When comparing copper telephone wire with fibre cabling it is clear that fibre is faster than copper, offers a wider bandwidth and its distance performance with respect to losses is greater. This is why fibre technology was used in the Typhoon Eurofighter, which was developed in the 1980s, and in today’s Joint Strike Fighter (JSF) Programme.
Ruggedisation, weight reduction, micro-miniaturisation and performance are all key elements for the military and aerospace industry’s selection process of interconnect solutions. Complex C4ISR applications, for example, require incredible speed, enormous bandwidth, signal integrity and analytic capabilities, without adding heat to the system.
Lightweight design is a priority in unmanned vehicles; here the smallest interconnect systems can help keep the system light and nimble. With these design criteria, fibre optics is becoming the transmission medium of choice and, due to the intrinsic benefits of security and immunity to RFI/EMI, the use of such links is not just desirable but is now essential.
Commercial off-the-shelf optical cable assemblies, such as Military 38999- and 28876-style circular connector cable assemblies and ARINC 400- and 600-style avionic optical assemblies, provide readily-available cost-effective and short lead-time solutions. Uniquely, design connectors, which can be terminated to both discrete fibre and optical ribbon cable, are ideal for use in avionics, flight-control equipment, mobile tactical field command platforms, EMI sensitive equipment, security, and other harsh-environment applications.

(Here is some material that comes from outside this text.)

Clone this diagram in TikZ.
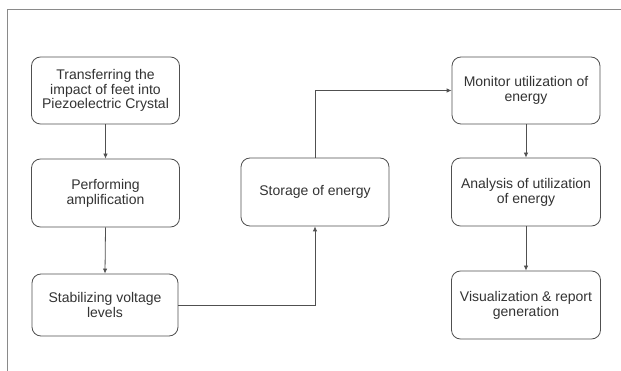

Flexible circuitry, backplane systems and standard connectors (FC, LC, MT, MTP, SC and ST) are all available for customised terminations to meet specific application requirements.
It is anticipated that the Boeing Dreamliner, A380 and A350XWB will use more fibre optic technology to support the requirement for more efficient airframes in terms of weight reduction, while supporting more services, such as control, communication and infotainment, on the various platforms.
Standards committees, such as the SAE, JEDEC and ARINC, are working with the leading connector manufacturers focusing heavily on fibre technology, particularly transceiver modules and infrastructure, in support of these high-speed intra-platform links.
With the advent of unshielded-twisted-pair cabling (UTP) the margins between copper and fibre are narrowing. Connector and cabling manufacturers have marched through at least five generations, each time to keep up with the increasing bandwidth requirements of LANs. We are now seeing 10 Gigabit Ethernet, as opposed to the 10Mbit/s Ethernet networks we had 15 years ago.
This technology is now ruggedised for the industrial environment and it is anticipated that it will also migrate into military and aerospace applications, complementing fibre optic technology.